Many of the regular R.A.F. thought that having women working on the
stations would be more of a hindrance than a help, that discipline would be
impossible to maintain, and that men and women could not work together
successfully in such close collaboration. However,
that prejudice has now entirely disappeared, and the W.A.A.F. is now an honoured
and integral part of the R.A.F. This
change of outlook was earned entirely by the conducted themselves with dignity
and pride and who proved their worth by working loyally and conscientiously
under good conditions and bad.
I
was posted to stations all over the country during my service with the W.A.A.F.,
and a very good chance it was to get to know parts of the country one would
never have had the opportunity of seeing otherwise.
Whenever I went to these widely separated camps, there were always many
League members amongst the W.A.A.F.’s. What
a splendid organisation the League is! A
lesser movement would have been defeated by the conditions of war, but this very
catastrophe has made members realise even more its true worth – the fun and
friendship of the classes which they miss so much, and the truth of the ideals
for which it stands. Being on their
own certainly developed initiative and enterprise, and members were in constant
demand for items for the station concert parties, for cabarets, by the dance
committees, and for exercise classes by other W.A.A.F.’s who were anxious
about the weight they all put on with the excellent and abundant food in the
service. At one of the largest of
the Royal Air Force stations there was a tremendous demand for a League class,
and Prunella came and gave an excellent talk and demonstration, assisted by
Margaret Davies, to the 1,000 W.A.A.F.’s there.
The following week the first class was held and the enormous gymnasium
was packed with enthusiastic airwomen in every imaginable getup, wrestling with
the intricacies of “bucking broncs” and “wiggle waggle.”
It reminded me of the Free Class at an opening demonstration.
The
most interesting and enjoyable job I had in the W.A.A.F. was being in command of
the 300 airwomen who had volunteered to take part in an experiment to see
whether women could “man” the balloon barrage.

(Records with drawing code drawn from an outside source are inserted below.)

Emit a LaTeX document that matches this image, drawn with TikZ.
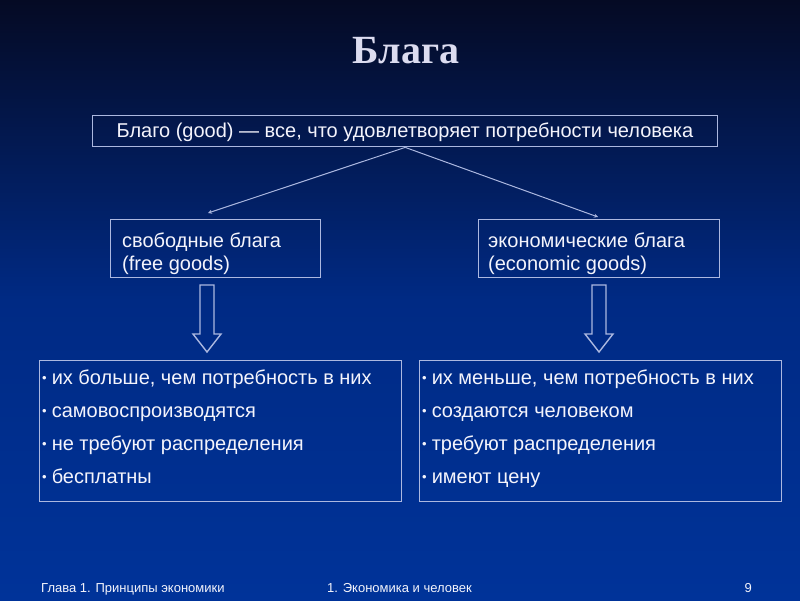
\documentclass[tikz,border=0pt]{standalone}
\usepackage{fontspec}
\setmainfont{Liberation Sans}
\newfontfamily\titlefont{Liberation Serif}
\usetikzlibrary{calc,arrows.meta}
\definecolor{bgtop}{HTML}{050A24}
\definecolor{bgmid}{HTML}{002A84}
\definecolor{bgbot}{HTML}{003399}
\definecolor{boxline}{HTML}{ACB8E0}
\definecolor{txt}{HTML}{F4F4FC}
\definecolor{ttl}{HTML}{DCDCF0}
\newcommand{\smallbul}{{\fontsize{13}{13}\selectfont\raisebox{1.5pt}{•}}}
\tikzset{
  frame/.style={draw=boxline, line width=1.4pt, inner sep=0pt},
  boxtext/.style={text=txt, font=\fontsize{20}{23}\selectfont, anchor=base west, inner sep=0pt},
  foot/.style={text=txt, font=\fontsize{13}{15}\selectfont, inner sep=0pt},
  link/.style={draw=boxline, line width=1pt, -{Stealth[length=4pt,width=4pt]}},
  hollow/.style={draw=boxline, line width=1.4pt, fill=none}
}
\begin{document}
\begin{tikzpicture}[x=1pt,y=-1pt]
\useasboundingbox (0,0) rectangle (800,600);
\shade[top color=bgtop, bottom color=bgbot, middle color=bgmid, shading angle=0] (0,0) rectangle (800,600);
% title
\node[text=ttl, font=\titlefont\bfseries\fontsize{40}{44}\selectfont, anchor=base, inner sep=0pt] (title) at (406,63) {Блага};
% boxes
\node[frame, minimum width=625, minimum height=31, anchor=north west] (good) at (92,115) {};
\node[boxtext, anchor=base] (goodt) at (405,137) {Благо (good) — все, что удовлетворяет потребности человека};
\node[frame, minimum width=210, minimum height=58, anchor=north west] (free) at (110,219) {};
\node[boxtext] (freet1) at (122,247) {свободные блага};
\node[boxtext] (freet2) at (122,270) {(free goods)};
\node[frame, minimum width=241, minimum height=58, anchor=north west] (econ) at (478,219) {};
\node[boxtext] (econt1) at (488,247) {экономические блага};
\node[boxtext] (econt2) at (488,270) {(economic goods)};
\node[frame, minimum width=362, minimum height=141, anchor=north west] (fl) at (39,360) {};
\node[frame, minimum width=362, minimum height=141, anchor=north west] (el) at (419,360) {};
% bullet lists
\foreach \t [count=\i] in {{их больше, чем потребность в них}, самовоспроизводятся, не требуют распределения, бесплатны}{
  \node[boxtext] (fl\i) at (42,{384+33*(\i-1)}) {\smallbul\hspace{5pt}\t};
}
\foreach \t [count=\i] in {{их меньше, чем потребность в них}, создаются человеком, требуют распределения, имеют цену}{
  \node[boxtext] (el\i) at (422,{384+33*(\i-1)}) {\smallbul\hspace{5pt}\t};
}
% connectors
\coordinate (split) at (good.south);
\coordinate (fa) at (208,213);
\coordinate (ea) at (598,217);
\draw[link] (split) -- (fa);
\draw[link] (split) -- (ea);
% hollow arrows
\foreach \xx in {207, 599}{
  \draw[hollow] (\xx-7,285) -- (\xx+7,285) -- (\xx+7,334) -- (\xx+14,334) -- (\xx,352) -- (\xx-14,334) -- (\xx-7,334) -- cycle;
}
% footer
\node[foot, anchor=base west] (f1) at (41,592) {Глава 1. Принципы экономики};
\node[foot, anchor=base west] (f2) at (327,592) {1. Экономика и человек};
\node[foot, anchor=base east] (f3) at (752,592) {9};
\end{tikzpicture}
\end{document}
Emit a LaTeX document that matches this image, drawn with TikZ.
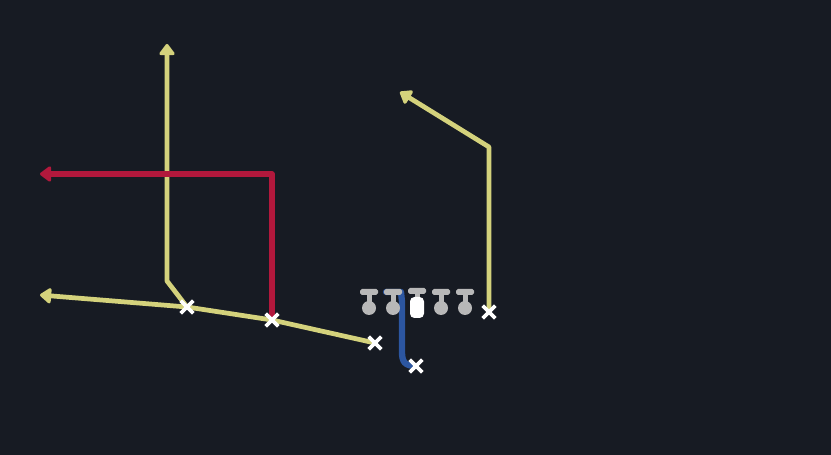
\documentclass[tikz,border=0pt]{standalone}
\usetikzlibrary{shapes.misc}
\usetikzlibrary{arrows.meta}
\definecolor{feld}{RGB}{23,27,35}
\definecolor{gelb}{RGB}{212,210,124}
\definecolor{rot}{RGB}{178,24,60}
\definecolor{blau}{RGB}{44,86,160}
\definecolor{block}{RGB}{184,184,184}

\tikzset{
  route/.style={line width=2.7pt, line join=round, line cap=round},
  spitze/.style={-{Triangle[length=7pt, width=10pt, round]}},
  kreuz/.style={cross out, draw=white, line width=2.2pt, minimum size=5pt, inner sep=0pt}
}

\begin{document}
\begin{tikzpicture}[x=0.02cm, y=-0.02cm]

    \fill[feld] (0,0) rectangle (831,455);
    \useasboundingbox (0,0) rectangle (831,455);

    % spieler
    \coordinate (s1) at (187,307);
    \coordinate (s2) at (272,320);
    \coordinate (s3) at (375,343);
    \coordinate (rb) at (416,366);
    \coordinate (te) at (489,312);

    % wegpunkte
    \coordinate (k1) at (167,281);
    \coordinate (z1) at (167,44);
    \coordinate (z2) at (40,295);
    \coordinate (k3) at (272,174);
    \coordinate (z3) at (40,174);
    \coordinate (k4) at (489,147);
    \coordinate (z4) at (400,92);

    % blocker (blau)
    \draw[route, blau, line width=3.6pt] (386,292) -- (401,292) -- (402,302) -- (402,352) .. controls (402,362) and (405,366) .. (rb);

    % routen
    \draw[route, gelb, spitze] (s1) -- (k1) -- (z1);
    \draw[route, gelb, spitze] (s3) -- (s2) -- (s1) -- (z2);
    \draw[route, rot, spitze, line width=3.2pt] (s2) -- (k3) -- (z3);
    \draw[route, gelb, spitze] (te) -- (k4) -- (z4);

    % linie
    \foreach \lx in {369,393,441,465} {
        \fill[block, rounded corners=1pt] (\lx-9,289) rectangle (\lx+9,295);
        \fill[block] (\lx-2.5,294) rectangle (\lx+2.5,303);
        \fill[block] (\lx,308) circle (7);
    }
    \fill[block, rounded corners=1pt] (417-9,288) rectangle (417+9,294);
    \fill[block] (417-2.5,293) rectangle (417+2.5,299);
    \fill[white, rounded corners=2.5pt] (410,297) rectangle (424,318);

    \node[kreuz] (x1) at (s1) {};
    \node[kreuz] (x2) at (s2) {};
    \node[kreuz] (x3) at (s3) {};
    \node[kreuz] (x4) at (rb) {};
    \node[kreuz] (x5) at (te) {};

\end{tikzpicture}
\end{document}
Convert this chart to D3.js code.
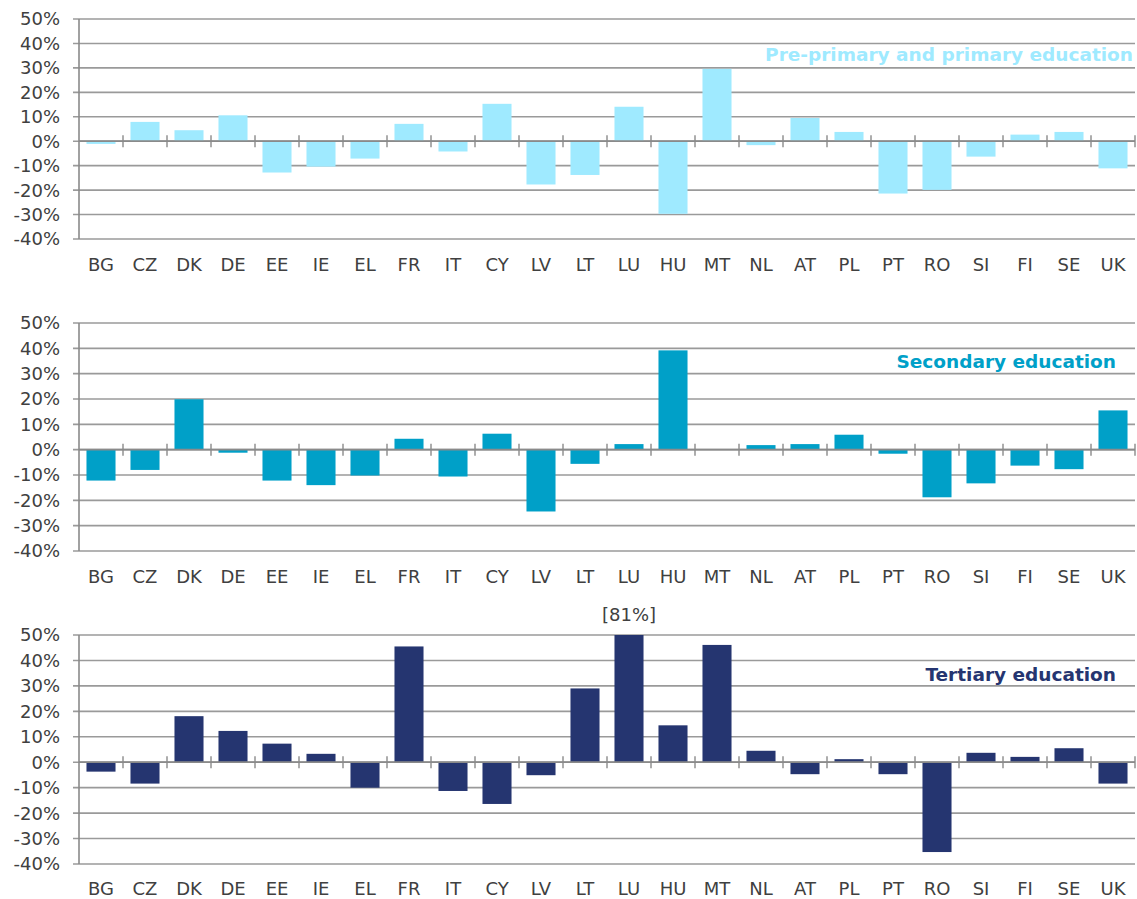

I remember attending a conference at which it was proposed this
experiment should be made. It was
ridiculed and almost unanimously doomed to failure – “women will never stick
to a 24-hour-a-day job under such conditions,” “they won’t like getting
their hands dirty,” “they will be on duty in the front line when air raids
occur, what then?” and “you’ll never get enough volunteers even to
experiment with.” Such were the
sort of remarks that were made. However,
the senior R.A.F. officer there stuck to his proposal, and said that the
airwomen had never failed yet. “Give
them the chance to prove themselves again. When
they know that the men are urgently required elsewhere they will manage it
somehow.” Volunteers were called
for and within a few days the first 300 were chosen.
Many were disappointed because there were no more vacancies or because
they did not come up to the physical standard required.
And so, in the spring of 1941, the training of the first W.A.A.F. balloon
operators was begun. The first week
of the course is devoted to tying of knots and to rope and wire splicing.
The tests at the end showed that the average was higher than ever before.
Thus encouraged they went through the rest of the training, learning to
drive the winches and to fly the balloon in all weathers, a difficult and even
dangerous job if not handled with skill. During
the final two weeks of the course they were divided into crews of fourteen, and
they camped out in tents flying their own balloon and taking turns at sentry-go
armed with a truncheon. At the
station dances in the evenings it was difficult to recognise the smartly turned
out girl with neat hair and well cared for hands as the same one you had seen an
hour or so earlier in an oilskin coat and rubber boots, with the rain on her
face; or the pretty girl in the well pressed uniform as the one who had been on
sentry guard in the chilly early hours of that morning, and who had come to the
dance from her temporary house in a tent. How
splendid is the morale of such women! It
is something of which we may well be proud.
Now in
this winter, women in increasing numbers are helping to protect our cities and
other important targets by undertaking a man’s job, and keeping the balloon
barrage flying day and night in all sorts of weather.
As
I look back on my three years in the W.A.A.F. many incidents come to my mind
among them humorous, though somewhat embarrassing times, such as when, as a very
junior officer, I visited one of the Messes, and seeing a bowl of orange-looking
liquid I congratulated the R.A.F. Sergeant cook on the appearance of his tomato
soup, only to be told in a cold voice: “That is tea, madam.”
I feel admiration, as I remember the hundreds of women who have
volunteered –unselfishly for the jobs with the least glamour, scrubbing floors
and keeping the stations the clean and pleasant places they always are.
I feel proud when I remember the impressive passing out parade of those
first 300 balloon operators, marching behind their own band; and when I think of
the telephone operators and others who stuck to their place of duty when bombs
were falling all round. Such things
are not peculiar to the W.A.A.F. They
are typical of what is happening in all the women’s services, in the factories
and on the land. No wonder visitors
to these islands stand amazed at the magnificent part women are playing in our
effort for victory.
And when the war is over, what then? Will this willingness to serve, this great unselfish effort, this splendid expression of patriotism disintegrate and fade away? It is for us to decide. It is not too much to say that on our answer depends the outcome of the battle for Peace.
Diana continued teaching the Women’s League of Health & Beauty exercises, until she was 80 years old.